秀吉は長期戦に持ち込むことで家康を撃退しようと画策するが、内部の裏切りに遭い、自害を余儀なくされるのであった。
主な登場人物[編集]
徳川家[編集]
- 徳川家康
- 本作の主人公のひとり。通称は駿河大納言。東海甲信に5ヶ国を領する豊臣政権のナンバー2だが、小田原征伐における秀吉の謀略、自らの野心のために反乱を起こす。
- 本多正信
- 家康の謀臣。家康を政略において支える。軍略は苦手。
- 本多忠勝
- 徳川三傑のひとり。本多忠政の父で、真田昌幸の長男・真田信幸の舅。
- 榊原康政
- 徳川三傑のひとり。武勇に優れ槍働きは抜群だが、軍略はイマイチ。
- 井伊直政
- 徳川三傑のひとり。赤備えを率いる勇将。
豊臣家[編集]
- 豊臣秀吉
- 本作の主人公のひとり。天下取りの総仕上げとして小田原攻めを行うも、家康らの裏切りに遭い大敗する。
- 黒田孝高
- 通称は官兵衛。号は如水。秀吉の軍師として家康と渡り合う。
- 豊臣秀長
- 秀吉の実弟。通称は小一郎。小田原征伐には病で参加できず、家康の離反を知ると秀吉を助けたが、間もなく病死した。
- 加藤清正
- 賤ヶ岳七本槍の一人で肥後熊本城主。知勇兼備の良将。
- 福島正則
- 加藤清正の朋友で豊臣を支える猛将。秀吉を助けるために奮戦するが、単純な猪武者である。
- 石田三成
- 豊臣家の奉行。行政に秀でるが戦は苦手で、関東では東国大名連合軍の奇襲にあって大敗した。最期は秀吉に殉じた。
織田家[編集]
真田家[編集]
- 真田昌幸
- 信濃の小大名であるが智謀無双の人物。

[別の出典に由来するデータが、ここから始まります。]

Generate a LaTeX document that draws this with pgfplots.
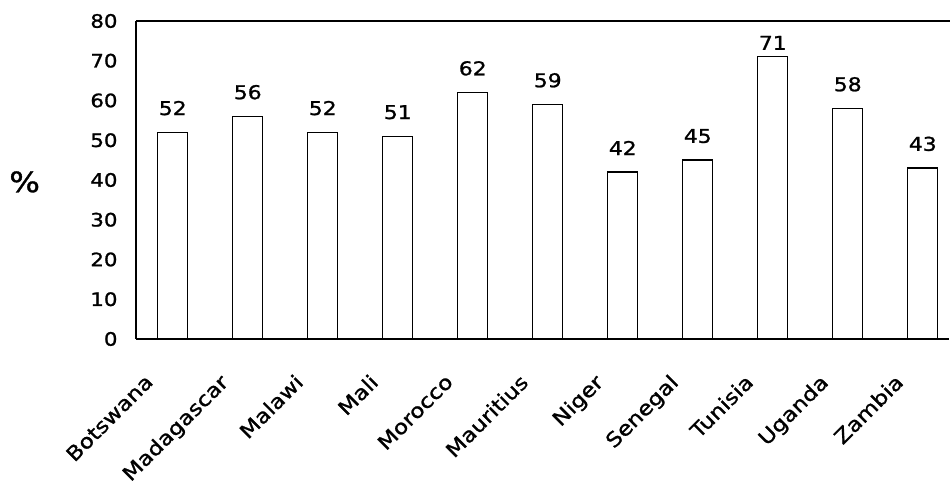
\documentclass[border=0pt]{standalone}
\usepackage{pgfplots}
\pgfplotsset{compat=1.18}
\usepackage{fontspec}
\setmainfont{DejaVu Sans}[FakeStretch=1.15, FakeBold=1.2]
\begin{document}
\begin{tikzpicture}
\begin{axis}[
  scale only axis,
  width=813pt, height=318pt,
  xmin=-0.49, xmax=10.35,
  ymin=0, ymax=80,
  axis lines*=left,
  axis line style={line width=1.3pt},
  ytick={0,10,...,80},
  xtick={0,...,10},
  xticklabels={Botswana,Madagascar,Malawi,Mali,Morocco,Mauritius,Niger,Senegal,Tunisia,Uganda,Zambia},
  major tick length=0pt,
  /pgf/number format/assume math mode=true,
  yticklabel style={font=\fontsize{18.5}{21}\selectfont, xshift=-15pt},
  xticklabel style={font=\fontsize{20}{23}\selectfont, rotate=45, anchor=north east, xshift=-41pt, yshift=0pt},
  clip=false,
]
\addplot[ybar, bar shift=0pt, bar width=30pt, fill=white, draw=black, line width=1.3pt,
  nodes near coords,
  nodes near coords style={font=\fontsize{19}{22}\selectfont, yshift=13pt},
  point meta=explicit symbolic]
  coordinates {(0,52)[52] (1,56)[56] (2,52)[52] (3,51)[51] (4,62)[62] (5,59)[59] (6,42)[42] (7,45)[45] (9,58)[58] (10,43)[43]};
\addplot[ybar, bar shift=0pt, bar width=30pt, fill=white, draw=black, line width=1.3pt,
  nodes near coords,
  nodes near coords style={font=\fontsize{19}{22}\selectfont, yshift=3pt},
  point meta=explicit symbolic]
  coordinates {(8,71)[71]};
\draw[line width=1.3pt] (rel axis cs:0,1) -- (rel axis cs:1.0012,1);
\node[font=\fontsize{28}{32}\selectfont] at (rel axis cs:-0.137,0.494) {\%};
\coordinate (bl) at (rel axis cs:-0.1673,-0.459);
\coordinate (tr) at (rel axis cs:1.0012,1.066);
\end{axis}
\pgfresetboundingbox
\path[use as bounding box] (bl) rectangle (tr);
\end{tikzpicture}
\end{document}
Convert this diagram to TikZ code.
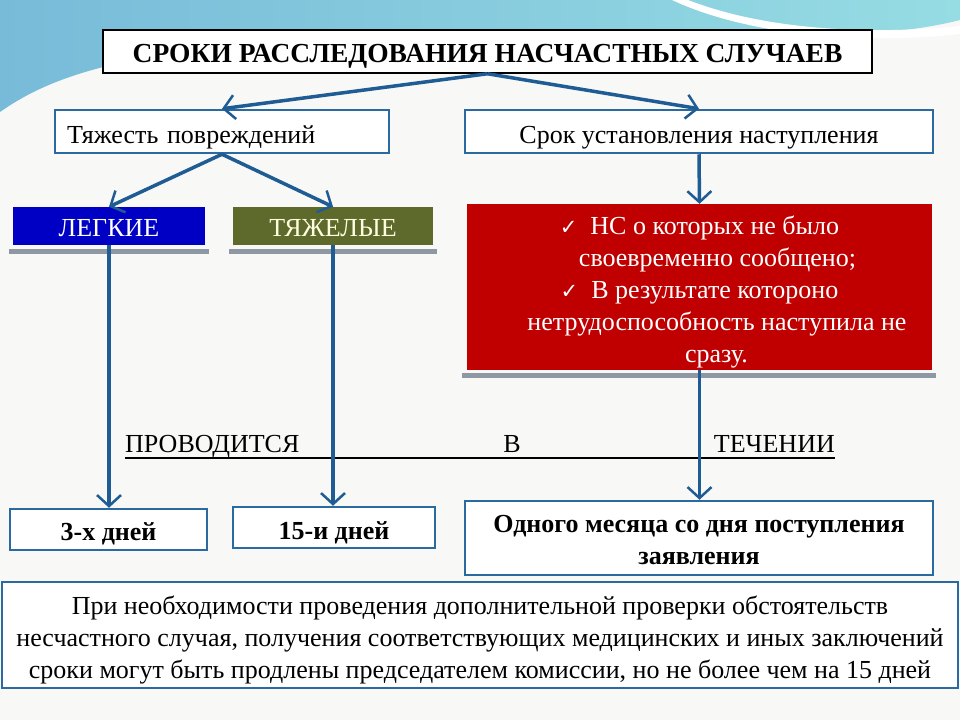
\documentclass[tikz,border=0pt]{standalone}
\usepackage{fontspec}
\setmainfont{Liberation Serif}
\newfontfamily\checkfont{DejaVu Sans}
\usetikzlibrary{arrows.meta}

\definecolor{lineblue}{HTML}{1F5C94}
\definecolor{boxblue}{HTML}{2B6AA0}
\definecolor{lightfill}{HTML}{0000C4}
\definecolor{heavyfill}{HTML}{5E6A2C}
\definecolor{heavytext}{HTML}{FFFFE0}
\definecolor{redfill}{HTML}{C00000}
\definecolor{bargray}{HTML}{8E98A3}
\definecolor{pagewhite}{HTML}{F8F8F6}
\definecolor{skyblue}{HTML}{78BBD9}
\definecolor{skyteal}{HTML}{96DCE3}

\newcommand{\tick}{{\checkfont\fontsize{21}{32}\selectfont ✓}}
\newcommand{\lift}[1]{\rule{0pt}{#1}}

\begin{document}
\begin{tikzpicture}[
    x=1pt, y=-1pt,
    box/.style={%
      draw=boxblue,
      line width=2.5pt,
      fill=white,
      inner sep=0pt,
    },
    fillbox/.style={%
      draw=none,
      inner sep=0pt,
      minimum height=38pt,
    },
    bar/.style={fill=bargray, draw=none},
    arrow/.style={%
      draw=lineblue,
      line width=3.5pt,
      -{Straight Barb[length=11pt,width=24pt,line width=2.5pt]},
    },
    big/.style={font=\fontsize{26}{32}\selectfont},
    bigbold/.style={font=\bfseries\fontsize{26}{32}\selectfont},
    base/.style={text height=#1, text depth=0pt},
  ]

    % background
    \fill [pagewhite] (0,0) rectangle (960,720);
    \shade [left color=skyblue, right color=skyteal]
      (0,0) -- (960,0) -- (960,20)
      .. controls (850,48) and (700,28) .. (480,30)
      .. controls (150,40) and (60,70) .. (0,112) -- cycle;
    \fill [white]
      (688,0) .. controls (760,28) and (860,36) .. (960,26)
      -- (960,34) .. controls (850,46) and (740,32) .. (672,0) -- cycle;

    % boxes
    \node [box, draw=black, line width=1.5pt, minimum width=769pt, minimum height=43pt,
      base=21pt, font=\bfseries\fontsize{27.5}{30}\selectfont] (title) at (487.5,51.5)
      {СРОКИ РАССЛЕДОВАНИЯ НАСЧАСТНЫХ СЛУЧАЕВ};
    \node [box, big, base=23pt, minimum width=334pt, minimum height=43pt,
      text width=310pt, align=left] (sev) at (222,131.5) {Тяжесть повреждений};
    \node [box, big, base=23pt, minimum width=468pt, minimum height=43pt] (term)
      at (699,131.5) {Срок установления наступления};

    \fill [bar] (9,249) rectangle (209,254);
    \fill [bar] (229,249) rectangle (437,254);
    \fill [bar] (462,373) rectangle (936,378);

    \node [fillbox, big, base=20pt, fill=lightfill, text=white, minimum width=192pt]
      (light) at (109,226) {ЛЕГКИЕ};
    \node [fillbox, big, base=20pt, fill=heavyfill, text=heavytext, minimum width=200pt]
      (heavy) at (333,226) {ТЯЖЕЛЫЕ};
    \node [fillbox, big, fill=redfill, text=white, minimum width=465pt,
      minimum height=166pt, align=center] (cases) at (699.5,287)
      {\lift{28pt}\tick\ \ НС о которых не было\\
       \hspace*{36pt}своевременно сообщено;\\
       \tick\ \ В результате котороно\\
       \hspace*{35pt}нетрудоспособность наступила не\\
       \hspace*{34pt}сразу.};

    \node [box, bigbold, base=21pt, minimum width=197pt, minimum height=41pt] (d3)
      at (108.5,529.5) {3-х дней};
    \node [box, bigbold, base=23pt, minimum width=202pt, minimum height=41pt] (d15)
      at (334,527.5) {15-и дней};
    \node [box, bigbold, minimum width=468pt, minimum height=74pt, align=center]
      (month) at (699,538) {\lift{22pt}Одного месяца со дня поступления\\заявления};
    \node [box, big, minimum width=956pt, minimum height=106pt, align=center]
      (note) at (480,635)
      {\lift{28pt}При необходимости проведения дополнительной проверки обстоятельств\\
       несчастного случая, получения соответствующих медицинских и иных заключений\\
       сроки могут быть продлены председателем комиссии, но не более чем на 15 дней};

    % underlined words
    \node [big, inner sep=0pt, anchor=base west] (prov) at (125,452) {ПРОВОДИТСЯ};
    \node [big, inner sep=0pt, anchor=base] (inword) at (512,452) {В};
    \node [big, inner sep=0pt, anchor=base east] (during) at (835,452) {ТЕЧЕНИИ};
    \draw [line width=2pt] ([yshift=-6pt]prov.base west) -- ([yshift=-6pt]during.base east);

    % arrows
    \draw [arrow] (title.south) -- (sev.north);
    \draw [arrow] (title.south) -- (term.north);
    \draw [arrow] (sev.south) -- (light.north);
    \draw [arrow] (sev.south) -- (heavy.north);
    \draw [arrow] (term.south) -- (cases.north);
    \draw [arrow] (light.south) -- (light.south |- d3.north);
    \draw [arrow] (heavy.south) -- (heavy.south |- d15.north);
    \draw [arrow] (cases.south) -- (cases.south |- month.north);
\end{tikzpicture}
\end{document}
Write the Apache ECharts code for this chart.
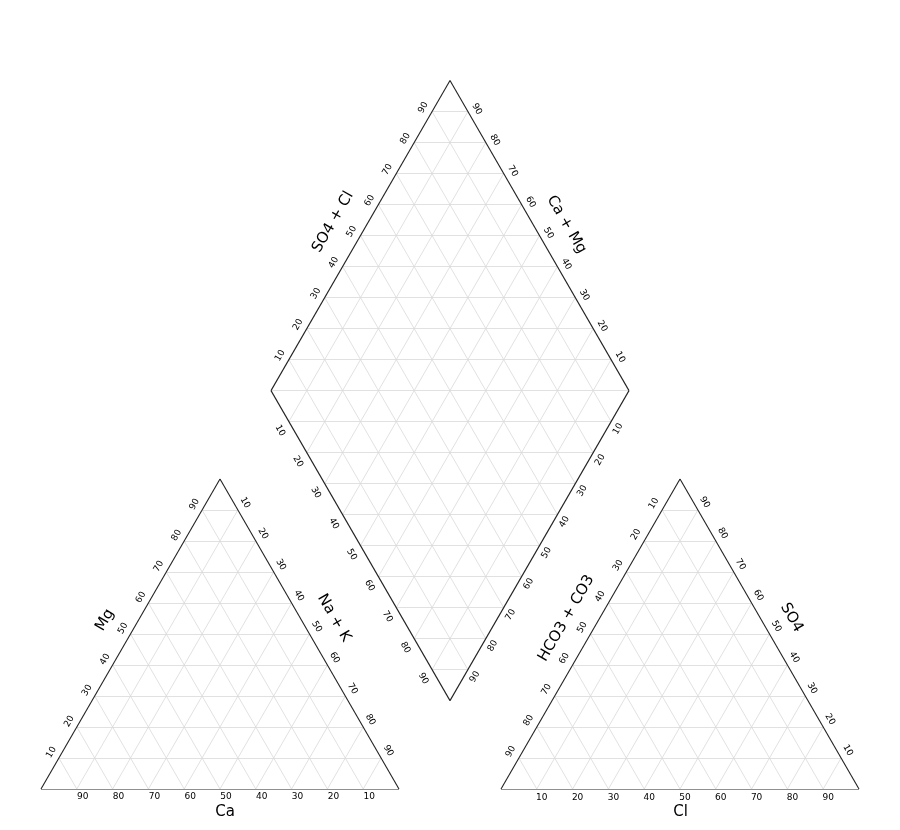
<!DOCTYPE html>
<html>
<head>
<meta charset="utf-8">
<script src="https://cdn.jsdelivr.net/npm/echarts@6/dist/echarts.min.js"></script>
<style>html,body{margin:0;padding:0;background:#fff}#c{width:900px;height:830px}</style>
</head>
<body>
<div id="c"></div>
<script>
// ---- data ----
const TICKS = [10, 20, 30, 40, 50, 60, 70, 80, 90];
const CATION_TITLES = ['Ca', 'Mg', 'Na + K'];
const ANION_TITLES = ['Cl', 'SO4', 'HCO3 + CO3'];
const DIAMOND_TITLES = ['SO4 + Cl', 'Ca + Mg'];

// ---- geometry ----
const GAP = 0.285;
const H = Math.sqrt(3) / 2;
const GRID = { left: 41, top: 73, width: 818, height: 716 };
const PX = GRID.width / (2 + GAP);

function leftTri(ca, mg, na) { return [na + mg / 2, mg * H]; }
function rightTri(hc, so4, cl) { return [1 + GAP + cl + so4 / 2, so4 * H]; }
function diamond(u, w) {
  const bx = 1 + GAP / 2, by = GAP * H;
  return [bx - 0.5 * u + 0.5 * w, by + H * (u + w)];
}
function shift(p, dx, dy) { return [p[0] + dx / PX, p[1] - dy / PX]; }
function mid(a, b) { return [(a[0] + b[0]) / 2, (a[1] + b[1]) / 2]; }

// grid lines
const gridLines = [];
TICKS.forEach(t => {
  const f = t / 100;
  gridLines.push({ coords: [leftTri(1 - f, f, 0), leftTri(0, f, 1 - f)] });
  gridLines.push({ coords: [leftTri(1 - f, 0, f), leftTri(0, 1 - f, f)] });
  gridLines.push({ coords: [leftTri(f, 0, 1 - f), leftTri(f, 1 - f, 0)] });
  gridLines.push({ coords: [rightTri(1 - f, f, 0), rightTri(0, f, 1 - f)] });
  gridLines.push({ coords: [rightTri(1 - f, 0, f), rightTri(0, 1 - f, f)] });
  gridLines.push({ coords: [rightTri(f, 0, 1 - f), rightTri(f, 1 - f, 0)] });
  gridLines.push({ coords: [diamond(f, 0), diamond(f, 1)] });
  gridLines.push({ coords: [diamond(0, f), diamond(1, f)] });
});
const levels = TICKS.map(t => t / 100).concat([1]).concat(TICKS.map(t => 1 + t / 100));
levels.forEach(s => {
  if (s <= 1) gridLines.push({ coords: [diamond(s, 0), diamond(0, s)] });
  else gridLines.push({ coords: [diamond(1, s - 1), diamond(s - 1, 1)] });
});

// outlines
const LA = leftTri(1, 0, 0), LB = leftTri(0, 0, 1), LC = leftTri(0, 1, 0);
const RA = rightTri(1, 0, 0), RB = rightTri(0, 0, 1), RC = rightTri(0, 1, 0);
const DB = diamond(0, 0), DL = diamond(1, 0), DT = diamond(1, 1), DR = diamond(0, 1);
const outline = [
  [LA, LB], [LB, LC], [LC, LA],
  [RA, RB], [RB, RC], [RC, RA],
  [DB, DL], [DL, DT], [DT, DR], [DR, DB]
].map(c => ({ coords: c }));

// tick labels
function tickSeries(pointFn, dx, dy, rot) {
  return {
    type: 'scatter', symbolSize: 0, silent: true, z: 5, clip: false,
    itemStyle: { opacity: 1 },
    data: TICKS.map(t => ({ name: String(t), value: shift(pointFn(t / 100), dx, dy) })),
    label: {
      show: true, position: 'inside', formatter: '{b}', rotate: rot,
      fontSize: 9, color: '#000', opacity: 1, fontFamily: 'DejaVu Sans',
      align: 'center', verticalAlign: 'middle'
    }
  };
}
function titleSeries(items) {
  return {
    type: 'scatter', symbolSize: 0, silent: true, z: 6, clip: false,
    itemStyle: { opacity: 1 },
    data: items.map(it => ({ name: it.text, value: shift(it.p, it.dx, it.dy),
      label: { rotate: it.rot } })),
    label: {
      show: true, position: 'inside', formatter: '{b}',
      fontSize: 15, color: '#000', opacity: 1, fontFamily: 'DejaVu Sans',
      align: 'center', verticalAlign: 'middle'
    }
  };
}

const series = [
  { type: 'lines', coordinateSystem: 'cartesian2d', silent: true, z: 1,
    lineStyle: { color: '#d9d9d9', width: 0.8, opacity: 1 }, data: gridLines },
  { type: 'lines', coordinateSystem: 'cartesian2d', silent: true, z: 2,
    lineStyle: { color: '#222', width: 1.1, opacity: 1 }, data: outline },
  // left triangle
  tickSeries(f => leftTri(f, 0, 1 - f), 6, 8, 0),
  tickSeries(f => leftTri(1 - f, f, 0), -7.5, -5.7, 60),
  tickSeries(f => leftTri(0, 1 - f, f), 7.2, -7.3, -60),
  // right triangle
  tickSeries(f => rightTri(1 - f, 0, f), 5, 8.3, 0),
  tickSeries(f => rightTri(f, 1 - f, 0), -8.2, -6.5, 60),
  tickSeries(f => rightTri(0, f, 1 - f), 6.8, -7.6, -60),
  // diamond
  tickSeries(f => diamond(1, f), -8.8, -4, 60),
  tickSeries(f => diamond(f, 1), 9, -2.5, -60),
  tickSeries(f => diamond(1 - f, 0), -8.8, 9, -60),
  tickSeries(f => diamond(0, 1 - f), 7, 7.2, 60),
  titleSeries([
    { text: CATION_TITLES[0], p: mid(LA, LB), dx: 5, dy: 23, rot: 0 },
    { text: CATION_TITLES[1], p: mid(LA, LC), dx: -25.5, dy: -14, rot: 60 },
    { text: CATION_TITLES[2], p: mid(LB, LC), dx: 24.5, dy: -16, rot: -60 },
    { text: ANION_TITLES[0], p: mid(RA, RB), dx: 0.5, dy: 23, rot: 0 },
    { text: ANION_TITLES[1], p: mid(RB, RC), dx: 22, dy: -16.3, rot: -60 },
    { text: ANION_TITLES[2], p: mid(RA, RC), dx: -24, dy: -15.7, rot: 60 },
    { text: DIAMOND_TITLES[0], p: mid(DL, DT), dx: -27.5, dy: -13.5, rot: 60 },
    { text: DIAMOND_TITLES[1], p: mid(DT, DR), dx: 27, dy: -11, rot: -60 }
  ])
];

const chart = echarts.init(document.getElementById('c'), null, { renderer: 'canvas' });
chart.setOption({
  animation: false,
  backgroundColor: '#fff',
  grid: { left: GRID.left, top: GRID.top, width: GRID.width, height: GRID.height },
  xAxis: { type: 'value', min: 0, max: 2 + GAP, show: false },
  yAxis: { type: 'value', min: 0, max: 2, show: false },
  series: series
});
</script>
</body>
</html>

家康とは犬猿の仲だったが、秀吉の謀略を知って激怒し、謀反に協力する。
- 真田信尹
- 昌幸の弟。家康の家臣で、家康と昌幸の間を取り持つ。
北条家[編集]
- 北条氏政
- 関東に覇を唱える北条家の第4代当主。天正8年(1580年)に嫡子の氏直に家督を譲って隠居しているが実権は掌握している。凡庸で、弟たちに支えられている。
- 北条氏直
- 北条家の第5代当主。氏政の子で家康の娘婿。父親の言いなりである。
- 北条氏照
- 氏政の弟で氏直の叔父。北条家を支える名将のひとり。
- 北条氏邦
- 氏政、氏照の弟で氏直の叔父。氏照と共に北条家を支える名将。居城の鉢形城で徹底抗戦する。
- 北条氏規
- 北条氏政、氏照、氏邦の弟。家康とは今川義元の時代の頃からの人質として知己がある。居城の韮山城で徹底抗戦する。
- 松田憲秀
- 北条家の家老。城外出撃を主張する氏照らに対して、篭城戦を主張する。
伊達家[編集]
- 伊達政宗
- 奥州の戦国大名で伊達氏の当主。秀吉の惣無事令に従わず勢力を拡大。奥州や北関東における秀吉派の大名を掃討する。
- 片倉景綱
- 伊達氏の重臣で政宗の参謀。通称は小十郎。
- 伊達成実
- 伊達政宗の従弟。片倉景綱と共に政宗の覇業を支える。別働隊を率いて北関東を侵略する。
佐竹家[編集]
- 佐竹義重
- 常陸の戦国大名。政宗に攻められて抗戦するも戦死する。
- 佐竹義宣
- 義重の長男。義重から家督を譲られ当主になる。秀吉に従って小田原征伐に参加するが惨敗。北関東に攻め込んだ政宗にも敗れて行方不明になる。